Compared to a similar poll in 2016, Americans today are about as likely to say they are thankful for family but less likely to say they are thankful for fun experiences, opportunities, achievements and wealth.
A total of 84 percent of Americans today say they are thankful for their family, a number similar to the 88 percent who answered that way in 2016.
“In a year that has been difficult for most, Americans still express a lot of thanks,” said Scott McConnell, executive director of LifeWay Research. “This year of loss and division does not mean people have an absence of good things for which to be grateful.”
But only 45 percent in the survey say they are thankful for fun experiences, compared to 53 percent who answered that way in the earlier survey. A decline also was seen in the percent of Americans who say they are thankful for opportunities (42 percent this year; 59 percent in 2016), achievements (33 percent vs. 51 percent) and wealth (21 percent vs. 32 percent).
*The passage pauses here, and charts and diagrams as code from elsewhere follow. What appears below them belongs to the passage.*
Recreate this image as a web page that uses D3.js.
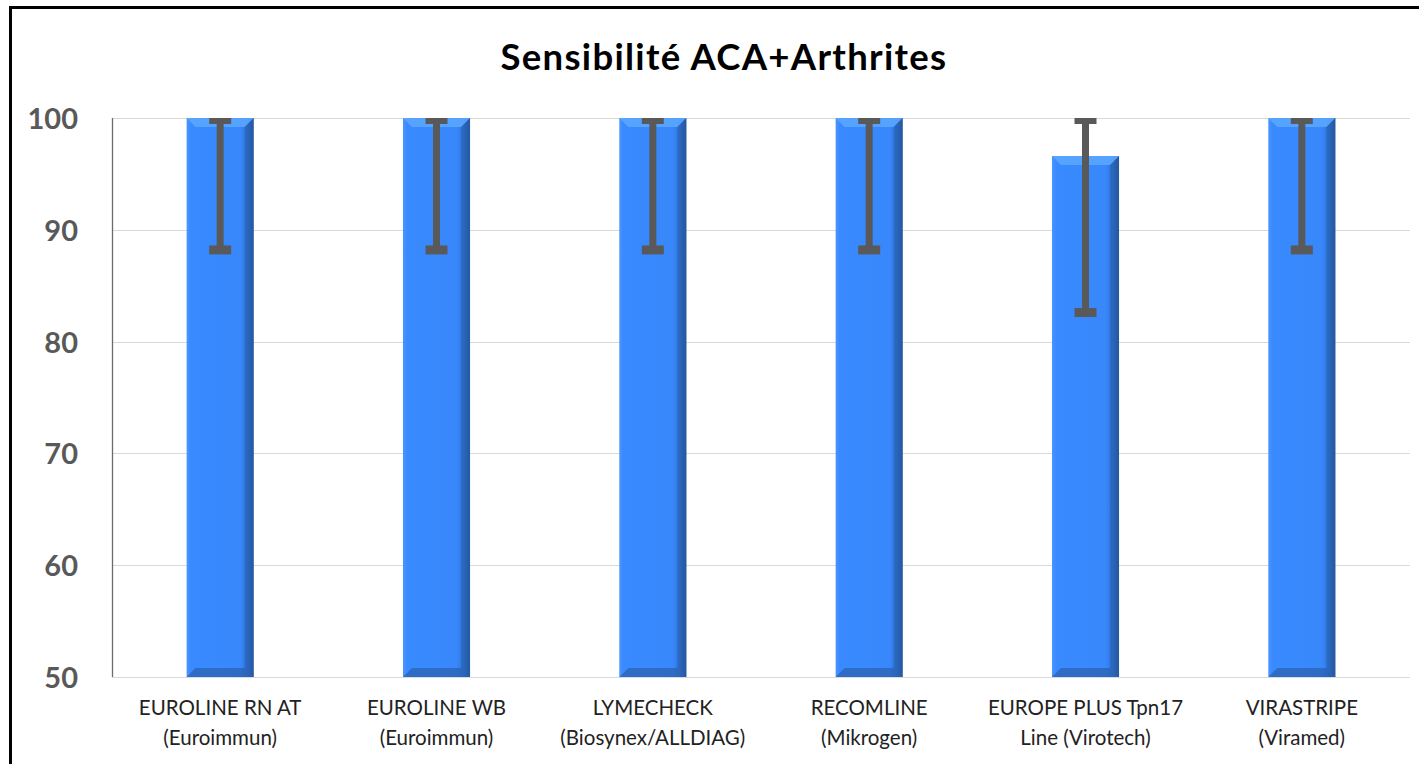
<!DOCTYPE html>
<html><head><meta charset="utf-8">
<script src="https://cdn.jsdelivr.net/npm/d3@7"></script>
<style>body{margin:0;background:#fff}svg{display:block}</style>
</head><body>
<script>
const categories = [
  ["EUROLINE RN AT","(Euroimmun)"],
  ["EUROLINE WB","(Euroimmun)"],
  ["LYMECHECK","(Biosynex/ALLDIAG)"],
  ["RECOMLINE","(Mikrogen)"],
  ["EUROPE PLUS Tpn17","Line (Virotech)"],
  ["VIRASTRIPE","(Viramed)"]
];
const values = [100, 100, 100, 100, 96.6, 100];
const errLow = [88.2, 88.2, 88.2, 88.2, 82.6, 88.2];
const errHigh = [100, 100, 100, 100, 100, 100];
const yTicks = [50, 60, 70, 80, 90, 100];
const title = "Sensibilité ACA+Arthrites";

const W = 1419, H = 764;
const svg = d3.select("body").append("svg").attr("width", W).attr("height", H);

// frame
svg.append("rect").attr("x", 10.5).attr("y", 7.5).attr("width", W + 20).attr("height", H + 20)
  .attr("fill", "#fff").attr("stroke", "#000").attr("stroke-width", 3);

const m = {left: 112, right: 1410, top: 118, bottom: 677};
const x = d3.scaleBand().domain(categories.map((d, i) => i)).range([m.left, m.right]).paddingInner(0.69).paddingOuter(0.345);
const y = d3.scaleLinear().domain([50, 100]).range([m.bottom, m.top]);

// gridlines
svg.append("g").selectAll("line").data(yTicks).join("line")
  .attr("x1", m.left).attr("x2", m.right)
  .attr("y1", d => Math.round(y(d)) + 0.5).attr("y2", d => Math.round(y(d)) + 0.5)
  .attr("stroke", "#d9d9d9").attr("stroke-width", 1.2);

// y axis line
svg.append("line").attr("x1", m.left + 0.5).attr("x2", m.left + 0.5).attr("y1", m.top).attr("y2", m.bottom)
  .attr("stroke", "#6b6b6b").attr("stroke-width", 1.3);

// y tick labels
const yAxis = d3.axisLeft(y).tickValues(yTicks).tickSize(0).tickPadding(34);
const gy = svg.append("g").attr("transform", `translate(${m.left},0)`).call(yAxis);
gy.select(".domain").remove();
gy.selectAll("text").attr("font-family", "Lato, 'Open Sans', sans-serif").attr("font-weight", "bold")
  .attr("font-size", 29).attr("fill", "#595959").attr("dy", "0.36em");

// gradients
const defs = svg.append("defs");
const gH = defs.append("linearGradient").attr("id", "gh").attr("x1", 0).attr("x2", 1).attr("y1", 0).attr("y2", 0);
gH.append("stop").attr("offset", 0).attr("stop-color", "#4a94ff");
gH.append("stop").attr("offset", 0.06).attr("stop-color", "#3a8aff");
gH.append("stop").attr("offset", 0.8).attr("stop-color", "#3888fc");
gH.append("stop").attr("offset", 0.9).attr("stop-color", "#2f74d8");
gH.append("stop").attr("offset", 1).attr("stop-color", "#24579f");

const bars = svg.append("g").selectAll("g").data(values).join("g");
const bw = x.bandwidth();
const bev = 9;
bars.append("rect")
  .attr("x", (d, i) => x(i)).attr("y", d => y(d))
  .attr("width", bw).attr("height", d => y(50) - y(d))
  .attr("fill", "url(#gh)");
// top bevel
bars.append("path").attr("d", (d, i) => {
  const x0 = x(i), x1 = x0 + bw, t = y(d);
  return `M${x0},${t}L${x1},${t}L${x1 - bev},${t + bev}L${x0 + bev},${t + bev}Z`;
}).attr("fill", "#5aa6ff").attr("opacity", 0.9);
// right bevel
bars.append("path").attr("d", (d, i) => {
  const x0 = x(i), x1 = x0 + bw, t = y(d), b = y(50);
  return `M${x1},${t}L${x1},${b}L${x1 - bev},${b - bev}L${x1 - bev},${t + bev}Z`;
}).attr("fill", "#26589f").attr("opacity", 0.45);
// bottom bevel
bars.append("path").attr("d", (d, i) => {
  const x0 = x(i), x1 = x0 + bw, b = y(50);
  return `M${x0},${b}L${x1},${b}L${x1 - bev},${b - bev}L${x0 + bev},${b - bev}Z`;
}).attr("fill", "#2a5fae").attr("opacity", 0.7);

// error bars
const eb = svg.append("g").selectAll("g").data(values).join("g");
const cx = i => x(i) + bw / 2;
eb.append("line").attr("x1", (d, i) => cx(i)).attr("x2", (d, i) => cx(i))
  .attr("y1", (d, i) => y(errHigh[i])).attr("y2", (d, i) => y(errLow[i]))
  .attr("stroke", "#595959").attr("stroke-width", 7);
eb.append("line").attr("x1", (d, i) => cx(i) - 11).attr("x2", (d, i) => cx(i) + 11)
  .attr("y1", (d, i) => y(errHigh[i]) + 3).attr("y2", (d, i) => y(errHigh[i]) + 3)
  .attr("stroke", "#595959").attr("stroke-width", 6);
eb.append("line").attr("x1", (d, i) => cx(i) - 11).attr("x2", (d, i) => cx(i) + 11)
  .attr("y1", (d, i) => y(errLow[i])).attr("y2", (d, i) => y(errLow[i]))
  .attr("stroke", "#595959").attr("stroke-width", 9);

// x labels
const xl = svg.append("g").selectAll("text").data(categories).join("text")
  .attr("x", (d, i) => cx(i)).attr("y", 715).attr("text-anchor", "middle")
  .attr("font-family", "Lato, 'Open Sans', sans-serif").attr("font-size", 20.5).attr("fill", "#222");
xl.append("tspan").attr("x", (d, i) => cx(i)).text(d => d[0]);
xl.append("tspan").attr("x", (d, i) => cx(i)).attr("dy", 30).text(d => d[1]);

// title
svg.append("text").attr("x", 724).attr("y", 70).attr("text-anchor", "middle")
  .attr("font-family", "Lato, 'Open Sans', sans-serif").attr("font-weight", "bold").attr("font-size", 36.5)
  .attr("letter-spacing", 1.3)
  .attr("fill", "#000").text(title);
</script>
</body></html>
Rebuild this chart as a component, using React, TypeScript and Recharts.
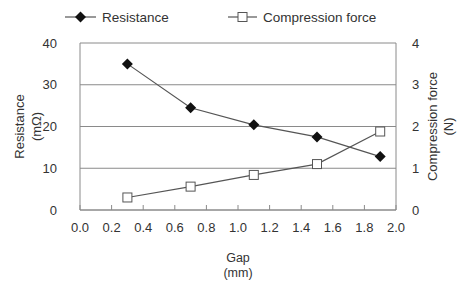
import React from 'react';
import { LineChart, Line, XAxis, YAxis, CartesianGrid, Label } from 'recharts';

const gaps = [0.3, 0.7, 1.1, 1.5, 1.9];
const resistance = [35, 24.5, 20.4, 17.5, 12.8];
const compression = [0.3, 0.56, 0.84, 1.1, 1.88];
const gapTicks = [0, 0.2, 0.4, 0.6, 0.8, 1.0, 1.2, 1.4, 1.6, 1.8, 2.0];
const resistanceTicks = [0, 10, 20, 30, 40];
const forceTicks = [0, 1, 2, 3, 4];

const data = gaps.map((g, i) => ({ gap: g, resistance: resistance[i], compression: compression[i] }));

const FONT = '"Liberation Sans", Arial, sans-serif';
const TEXT = '#333';
const LINE = '#555';
const GRID = '#8a8a8a';

const Diamond = ({ cx, cy }: any) => (
  <path d={`M${cx},${cy - 5.5}L${cx + 5.5},${cy}L${cx},${cy + 5.5}L${cx - 5.5},${cy}Z`} fill="#111" />
);

const Square = ({ cx, cy }: any) => (
  <rect x={cx - 4.5} y={cy - 4.5} width={9} height={9} fill="#fff" stroke={LINE} strokeWidth={1} />
);

const GapTick = ({ x, y, payload }: any) => (
  <g>
    <line x1={x} x2={x} y1={y} y2={y - 5} stroke={GRID} />
    <text x={x} y={y + 22} textAnchor="middle" fontSize={13} fill={TEXT} fontFamily={FONT}>
      {Number(payload.value).toFixed(1)}
    </text>
  </g>
);

const GapLabel = ({ viewBox }: any) => {
  const cx = viewBox.x + viewBox.width / 2;
  return (
    <g fontSize={12.5} fill={TEXT} fontFamily={FONT}>
      <text x={cx} y={viewBox.y + 52} textAnchor="middle">Gap</text>
      <text x={cx} y={viewBox.y + 67} textAnchor="middle">(mm)</text>
    </g>
  );
};

const SideLabel = ({ x1, x2, cy, top, bottom }: any) => (
  <g fontSize={13} fill={TEXT} fontFamily={FONT}>
    <text x={x1} y={cy} textAnchor="middle" transform={`rotate(-90 ${x1} ${cy})`} dy={4}>{top}</text>
    <text x={x2} y={cy} textAnchor="middle" transform={`rotate(-90 ${x2} ${cy})`} dy={4}>{bottom}</text>
  </g>
);

const LegendItem = ({ marker, label, left, width }: any) => (
  <div style={{ position: 'absolute', left, top: 9, display: 'flex', alignItems: 'center' }}>
    <svg width={width} height={16}>
      <line x1={0} x2={width} y1={8} y2={8} stroke={LINE} strokeWidth={1.2} />
      {marker === 'diamond' ? <Diamond cx={width / 2} cy={8} /> : <Square cx={width / 2} cy={8} />}
    </svg>
    <span style={{ marginLeft: 6, fontSize: 13.5, color: TEXT, fontFamily: FONT }}>{label}</span>
  </div>
);

export default function App() {
  return (
    <div style={{ position: 'absolute', left: 0, top: 0, width: 459, height: 282, background: '#fff' }}>
      <LegendItem marker="diamond" label="Resistance" left={65} width={31} />
      <LegendItem marker="square" label="Compression force" left={228} width={29} />
      <LineChart width={459} height={282} data={data} margin={{ top: 43, right: 0, bottom: 0, left: 0 }}>
        <CartesianGrid yAxisId="r" vertical={false} stroke={GRID} />
        <XAxis
          dataKey="gap"
          type="number"
          domain={[0, 2]}
          ticks={gapTicks}
          height={72}
          tickSize={0}
          tickMargin={0}
          tick={<GapTick />}
          axisLine={{ stroke: GRID }}
        >
          <Label content={<GapLabel />} />
        </XAxis>
        <YAxis
          yAxisId="r"
          domain={[0, 40]}
          ticks={resistanceTicks}
          width={80}
          tickLine={false}
          tickMargin={17}
          axisLine={{ stroke: GRID }}
          tick={{ fontSize: 13, fill: TEXT, fontFamily: FONT }}
        >
          <Label content={({ viewBox }: any) => (
            <SideLabel x1={20} x2={37} cy={viewBox.y + viewBox.height / 2} top="Resistance" bottom="(mΩ)" />
          )} />
        </YAxis>
        <YAxis
          yAxisId="f"
          orientation="right"
          domain={[0, 4]}
          ticks={forceTicks}
          width={63}
          tickLine={false}
          tickMargin={10}
          axisLine={{ stroke: GRID }}
          tick={{ fontSize: 13, fill: TEXT, fontFamily: FONT }}
        >
          <Label content={({ viewBox }: any) => (
            <SideLabel x1={433} x2={449} cy={viewBox.y + viewBox.height / 2} top="Compression force" bottom="(N)" />
          )} />
        </YAxis>
        <Line
          yAxisId="r"
          dataKey="resistance"
          stroke={LINE}
          strokeWidth={1.2}
          dot={<Diamond />}
          isAnimationActive={false}
        />
        <Line
          yAxisId="f"
          dataKey="compression"
          stroke={LINE}
          strokeWidth={1.2}
          dot={<Square />}
          isAnimationActive={false}
        />
      </LineChart>
    </div>
  );
}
Americans are four times more likely to list “family” than “wealth.” In 2016, they were about 2.5 times as likely.
Other categories that saw a decline include health (69 percent vs. 77 percent in 2016), friends (63 percent vs. 71 percent) and personal freedom (53 percent vs. 72 percent).
Meanwhile, Americans say they typically give thanks on Thanksgiving to family (68 percent) and God (67 percent). Both are increases from 2016 when 57 percent said they give thanks to family and 63 percent said they give thanks to God. Only 16 percent say they give thanks to “myself.”
“Giving someone else thanks is not a given on Thanksgiving,” McConnell said. “But four times as many people give thanks to family or God than choose to thank themselves.”
The survey was conducted in September and based on interviews with 1,200 Americans.